Ein Verzicht auf die Grundgebühr kann im Voraus nicht wirksam erklärt werden. Das gilt nicht nur für die vertraglich vereinbarte Gebühr, sondern auch für den Anspruch gegen die Staatskasse (Thüringer OLG JurBüro 2006, 365; a.A. wohl 1. Strafsenat des OLG Köln SenE vom 25.1.2008 - 1 Ws 1/08 - ;OLG Frankfurt a.a.O.; OLG Düsseldorf a.a.O.; OLG Bamberg NJW 2006, 1536; OLG Naumburg StrFo 2005, 73; Hartmann, Kostengesetze, 37. Auflage, Ziff. 4100 VV RVG Rdn. 9; Henssler/Prütting-Dittmann, BRAO, 2. Aufl. § 49 b Rdn. 8; Burghoff, RVG, 2. Auflage, § 54 Rdn. 20). Nach § 49 b Abs. 1 S. 1 BRAO ist es nicht nur unzulässig, geringere Gebühren und Auslagen, als das RVG vorsieht, zu vereinbaren, sondern es ist auch unzulässig, geringere Gebühren zu fordern. § 49 b Abs. 1 S. 2 BRAO ermöglicht es nur im Einzelfall und unter besonderen Umständen, nach Erledigung des Auftrags Gebühren oder Auslagen zu ermäßigen oder zu erlassen. Aus dem Wortlaut des § 49 b BRAO lässt sich nichts dafür herleiten, dass für die Forderung von Pflichtverteidigergebühren eine andere Regelung gelten soll.

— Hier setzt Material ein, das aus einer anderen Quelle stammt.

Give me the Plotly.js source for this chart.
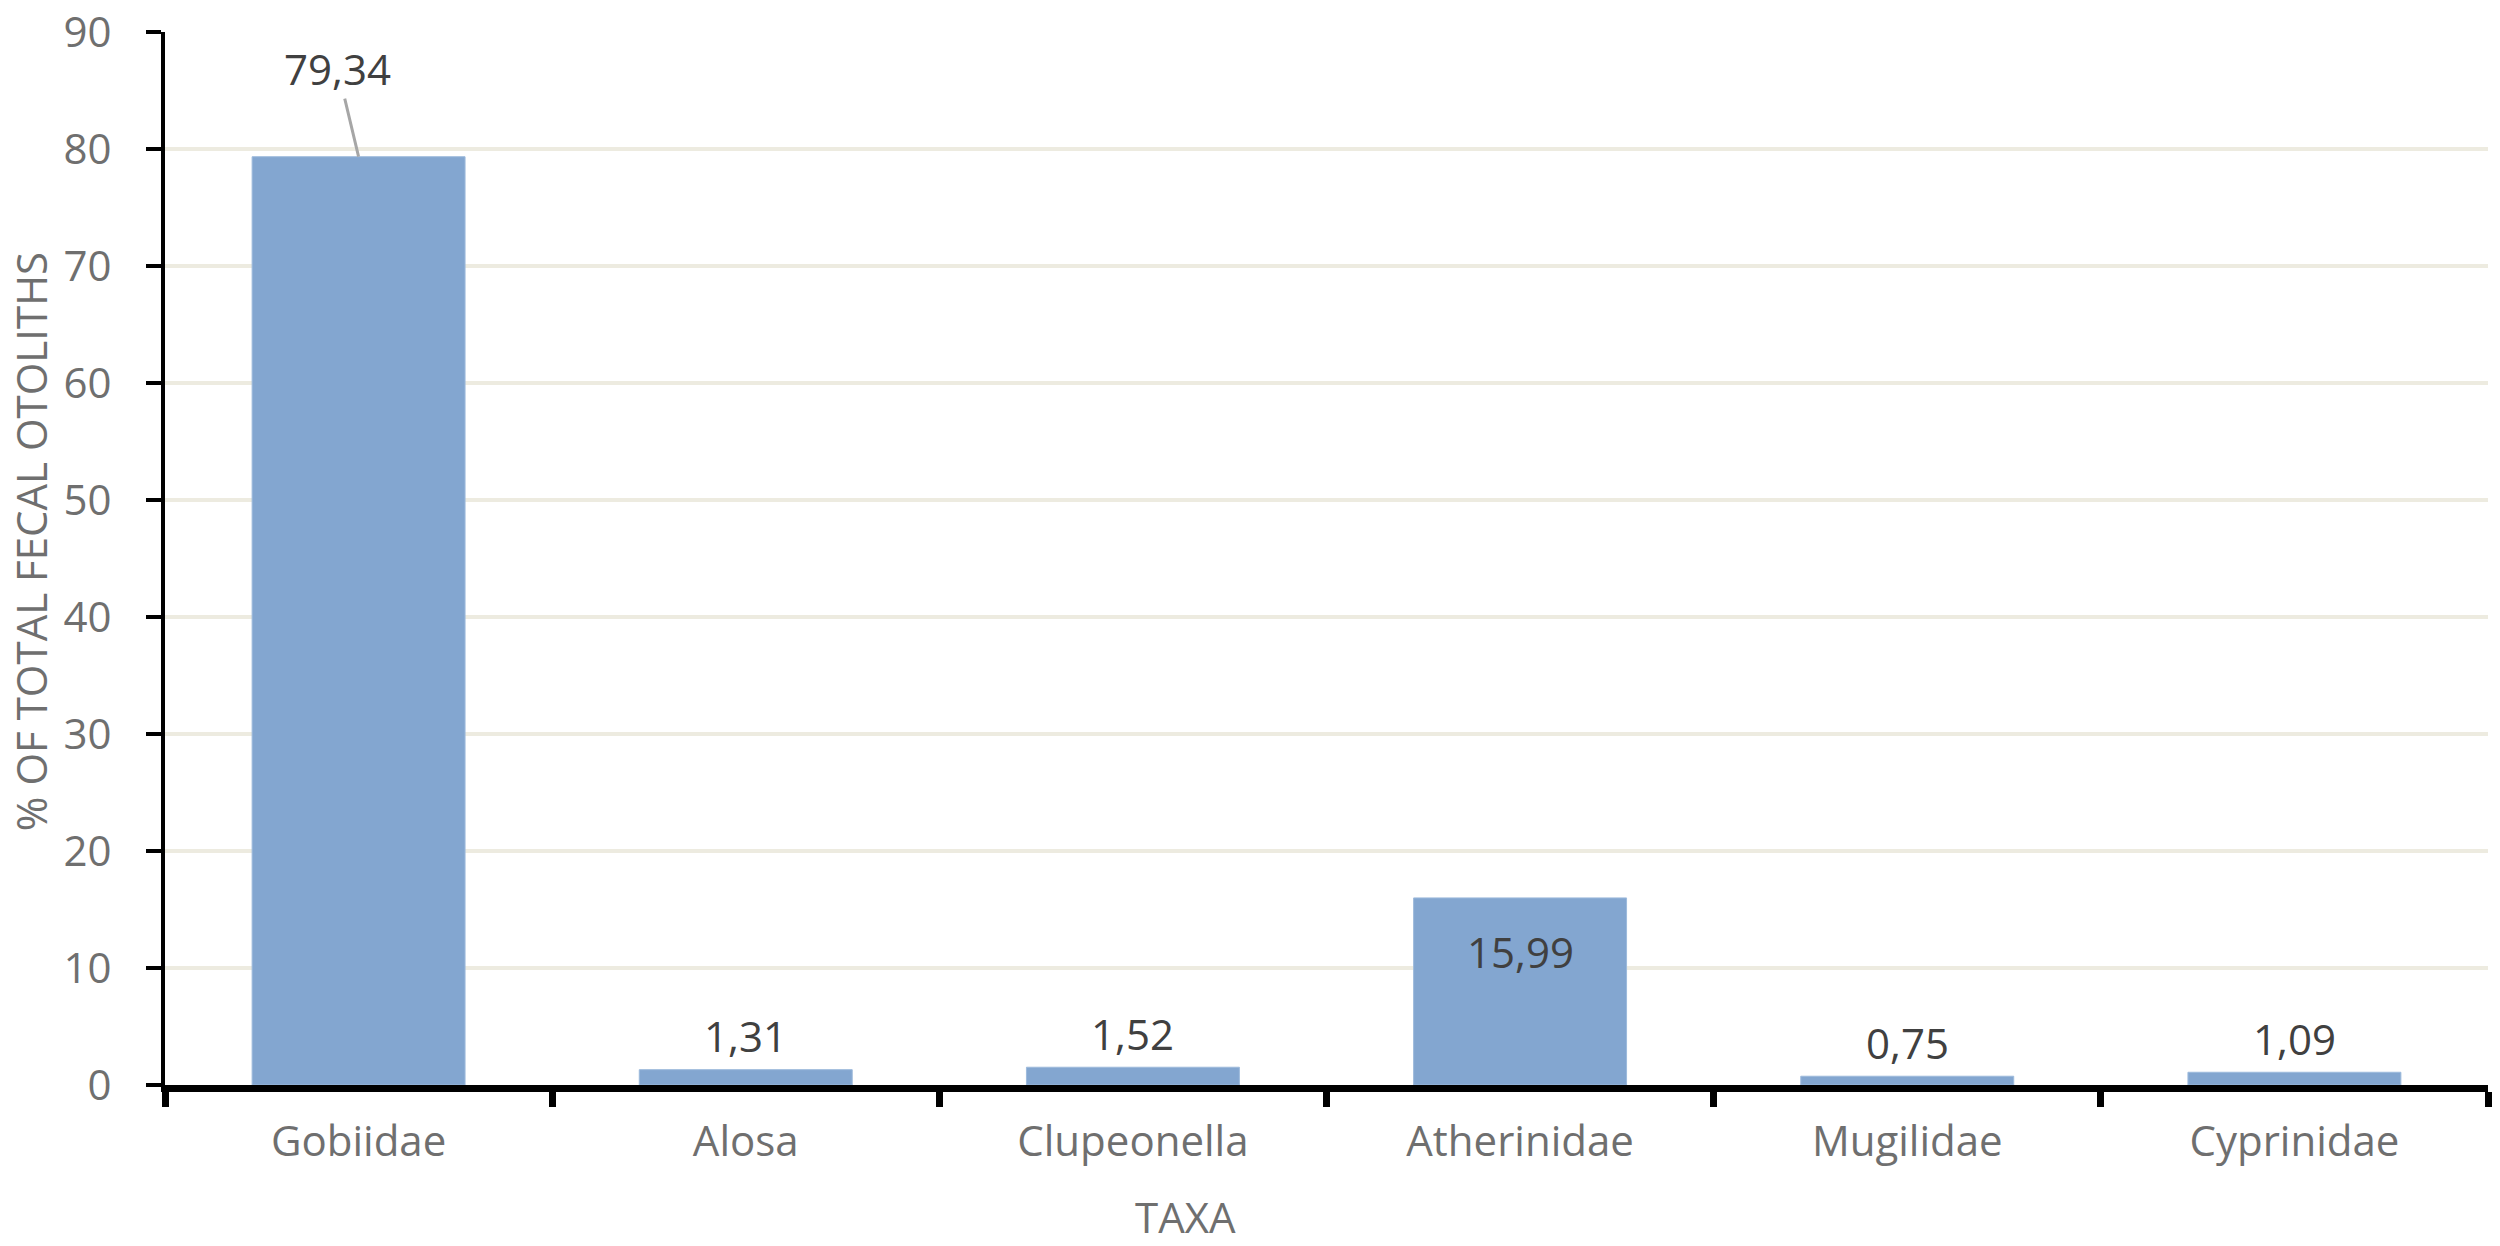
<!DOCTYPE html>
<html>
<head>
<meta charset="utf-8">
<script src="https://cdn.plot.ly/plotly-3.0.1.min.js"></script>
<style>
  html, body { margin: 0; padding: 0; background: #fff; }
  #chart { width: 2500px; height: 1246px; }
</style>
</head>
<body>
<div id="chart"></div>
<script>
var taxa = ["Gobiidae", "Alosa", "Clupeonella", "Atherinidae", "Mugilidae", "Cyprinidae"];
var percents = [79.34, 1.31, 1.52, 15.99, 0.75, 1.09];
// where Excel put each data label
var labelPlace = ["callout", "above", "above", "inside", "above", "above"];
var yTicks = [0, 10, 20, 30, 40, 50, 60, 70, 80, 90];

var fontFamily = "'Open Sans', Lato, sans-serif";
var gray = "#6f6f6f";

function fmt(v) {
    return v.toFixed(2).replace(".", ",");
}

var labels = [];
for (var i = 0; i < taxa.length; i++) {
    var a = {
        x: taxa[i],
        y: percents[i],
        xref: "x",
        yref: "y",
        text: fmt(percents[i]),
        font: {family: fontFamily, size: 42, color: "#404040"},
        showarrow: false,
        yanchor: "middle"
    };
    if (labelPlace[i] === "above") {
        a.yshift = 34;
    } else if (labelPlace[i] === "inside") {
        a.yshift = -54;
    } else {
        a.showarrow = true;
        a.arrowhead = 0;
        a.arrowwidth = 3;
        a.arrowcolor = "#a6a6a6";
        a.ax = -21;
        a.ay = -88;
        a.standoff = 0;
    }
    labels.push(a);
}

// axis titles, placed like the original
labels.push({
    xref: "paper", yref: "paper", x: 0, y: 0.5155,
    xshift: -135, xanchor: "center", yanchor: "middle",
    textangle: -90, showarrow: false,
    text: "% OF TOTAL FECAL OTOLITHS",
    font: {family: fontFamily, size: 42, color: gray}
});
labels.push({
    xref: "paper", yref: "paper", x: 0.4395, y: 0,
    yshift: -131, xanchor: "center", yanchor: "middle",
    showarrow: false,
    text: "TAXA",
    font: {family: fontFamily, size: 42, color: gray}
});

var boundaries = [];
for (var j = 0; j <= taxa.length; j++) boundaries.push(j - 0.5);

var data = [{
    type: "bar",
    x: taxa,
    y: percents,
    marker: {color: "#83a6d0", line: {color: "#9dbadc", width: 1}},
    hoverinfo: "x+y"
}];

var layout = {
    width: 2500,
    height: 1246,
    margin: {l: 165, r: 12, t: 32, b: 161},
    paper_bgcolor: "#fff",
    plot_bgcolor: "#fff",
    bargap: 0.45,
    showlegend: false,
    font: {family: fontFamily, size: 42, color: gray},
    xaxis: {
        type: "category",
        tickson: "boundaries",
        ticks: "outside",
        ticklen: 15,
        tickwidth: 7,
        tickcolor: "#000",
        showline: true,
        linecolor: "#000",
        linewidth: 7,
        showgrid: false,
        zeroline: false,
        tickfont: {family: fontFamily, size: 42, color: gray},
        ticklabelstandoff: 14
    },
    xaxis2: {
        overlaying: "x",
        anchor: "y",
        side: "bottom",
        range: [-0.5, taxa.length - 0.5],
        tickmode: "array",
        tickvals: boundaries,
        ticks: "inside",
        ticklen: 15,
        tickwidth: 7,
        tickcolor: "#000",
        showticklabels: false,
        showgrid: false,
        zeroline: false,
        showline: false
    },
    yaxis: {
        range: [0, 90],
        tickmode: "array",
        tickvals: yTicks,
        ticks: "outside",
        ticklen: 15,
        tickwidth: 4,
        tickcolor: "#000",
        showline: true,
        linecolor: "#000",
        linewidth: 4,
        showgrid: true,
        gridcolor: "#edebe0",
        gridwidth: 4,
        zeroline: false,
        tickfont: {family: fontFamily, size: 42, color: gray},
        ticklabelstandoff: 26,
        ticklabeloverflow: "allow"
    },
    yaxis2: {
        overlaying: "y",
        anchor: "x",
        side: "left",
        range: [0, 90],
        tickmode: "array",
        tickvals: yTicks,
        ticks: "inside",
        ticklen: 15,
        tickwidth: 4,
        tickcolor: "#000",
        showticklabels: false,
        showgrid: false,
        zeroline: false,
        showline: false
    },
    annotations: labels
};

var config = {displayModeBar: false, staticPlot: true};

Plotly.newPlot("chart", data, layout, config);
</script>
</body>
</html>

Eine solche Einschränkung ergibt sich nicht aus Sinn und Zweck der Regelung. Mit dem Verbot der Gebührenunterschreitung soll nach den Gesetzesmaterialien ein Preiswettbewerb um Mandate verhindert werden. Die anwaltliche Tätigkeit soll nicht mit der eines Maklers verquickt werden, denn die Anwaltschaft ist kein Gewerbe, in dem Mandate "gekauft" und "verkauft" werden (BT-Dr. 12/4993 S. 31). Diese Erwägungen greifen auch für die Pflichtverteidigungen, die einen breiten Raum im Rahmen der Strafverteidigung einnehmen und denen daher wirtschaftlich durchaus eine erhebliche Bedeutung zukommt. Ein Gebührendumping muss im Interesse einer ordnungsgemäß funktionierenden Rechtspflege unbedingt verhindert werden. Durch die Zulassung eines teilweisen Gebührenverzichts durch den Pflichtverteidiger würde dem Konkurrenzkampf um die Pflichtverteidigermandate aber Tür und Tor geöffnet.

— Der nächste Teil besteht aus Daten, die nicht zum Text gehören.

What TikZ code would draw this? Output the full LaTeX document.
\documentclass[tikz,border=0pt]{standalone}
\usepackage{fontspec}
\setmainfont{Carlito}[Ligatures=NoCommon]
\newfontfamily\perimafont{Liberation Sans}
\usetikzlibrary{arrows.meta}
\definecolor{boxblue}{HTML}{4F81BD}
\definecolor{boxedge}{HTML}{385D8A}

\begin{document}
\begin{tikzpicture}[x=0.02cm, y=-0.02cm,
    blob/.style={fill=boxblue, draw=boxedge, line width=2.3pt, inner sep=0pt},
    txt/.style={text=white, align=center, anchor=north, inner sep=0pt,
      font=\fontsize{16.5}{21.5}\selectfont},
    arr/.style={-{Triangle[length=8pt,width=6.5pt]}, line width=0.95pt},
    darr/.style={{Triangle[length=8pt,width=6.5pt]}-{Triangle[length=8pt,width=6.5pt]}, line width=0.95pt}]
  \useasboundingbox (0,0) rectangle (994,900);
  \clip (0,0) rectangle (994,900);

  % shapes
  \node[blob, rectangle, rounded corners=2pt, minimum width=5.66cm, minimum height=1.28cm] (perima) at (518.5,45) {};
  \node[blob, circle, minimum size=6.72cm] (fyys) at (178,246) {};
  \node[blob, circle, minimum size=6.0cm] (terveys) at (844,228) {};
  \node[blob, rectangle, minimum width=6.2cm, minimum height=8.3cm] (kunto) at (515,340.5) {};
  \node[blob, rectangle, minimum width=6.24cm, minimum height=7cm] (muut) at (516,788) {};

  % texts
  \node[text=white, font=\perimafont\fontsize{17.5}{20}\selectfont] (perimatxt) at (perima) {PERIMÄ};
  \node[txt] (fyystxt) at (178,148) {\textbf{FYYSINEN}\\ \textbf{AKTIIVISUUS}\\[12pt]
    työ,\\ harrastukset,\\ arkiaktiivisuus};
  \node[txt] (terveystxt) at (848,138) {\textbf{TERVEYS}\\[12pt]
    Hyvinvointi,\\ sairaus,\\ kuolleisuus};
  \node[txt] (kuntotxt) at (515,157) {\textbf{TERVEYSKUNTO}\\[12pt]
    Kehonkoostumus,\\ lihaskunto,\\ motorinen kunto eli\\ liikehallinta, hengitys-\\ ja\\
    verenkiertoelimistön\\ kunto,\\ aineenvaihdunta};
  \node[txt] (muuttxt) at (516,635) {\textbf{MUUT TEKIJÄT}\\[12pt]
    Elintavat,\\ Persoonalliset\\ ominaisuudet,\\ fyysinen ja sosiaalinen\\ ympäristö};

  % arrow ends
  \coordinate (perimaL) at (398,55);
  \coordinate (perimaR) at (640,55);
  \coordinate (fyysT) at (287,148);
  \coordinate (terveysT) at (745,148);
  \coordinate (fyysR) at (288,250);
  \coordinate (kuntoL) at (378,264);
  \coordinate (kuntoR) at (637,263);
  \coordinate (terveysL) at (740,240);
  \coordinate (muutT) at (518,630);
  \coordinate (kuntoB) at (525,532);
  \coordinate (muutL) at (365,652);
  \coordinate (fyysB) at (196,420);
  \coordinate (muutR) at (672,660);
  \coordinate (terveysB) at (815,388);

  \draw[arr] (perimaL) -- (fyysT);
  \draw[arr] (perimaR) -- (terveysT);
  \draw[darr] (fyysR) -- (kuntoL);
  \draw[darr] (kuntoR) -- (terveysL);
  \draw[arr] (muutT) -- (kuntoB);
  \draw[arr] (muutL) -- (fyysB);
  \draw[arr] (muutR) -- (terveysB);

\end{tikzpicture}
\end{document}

Dem kann nicht entgegengehalten werden, dass die Rechtsprechung einen Pflichtverteidigerwechsel nur mit Einverständnis des bisherigen Verteidigers für zulässig erachtet. Es wird sich häufig gar nicht feststellen lassen, wie ein solches Einverständnis zustande gekommen ist und welche Gründe den Anwalt zu seiner Abgabe bewogen haben. Insoweit gilt es die Integrität der Rechtspflege zu wahren. Mit dem Verbot eines Gebührenverzichts bei Pflichtverteidigungen wird auch ausgeschlossen, dass dieser seitens der Gerichte zur Voraussetzung für die Beiordnung eines zweiten Pflichtverteidigers gemacht wird, was nach der Rechtsprechung des Senats ebenfalls unzulässig ist (SenE vom 13.12.2002 - 2 Ws 634/02 = StV 2004, 36 und vom 17.8.2005 - 2 Ws 317/05).

Die Kostenentscheidung folgt aus § 473 Abs. 1 StPO.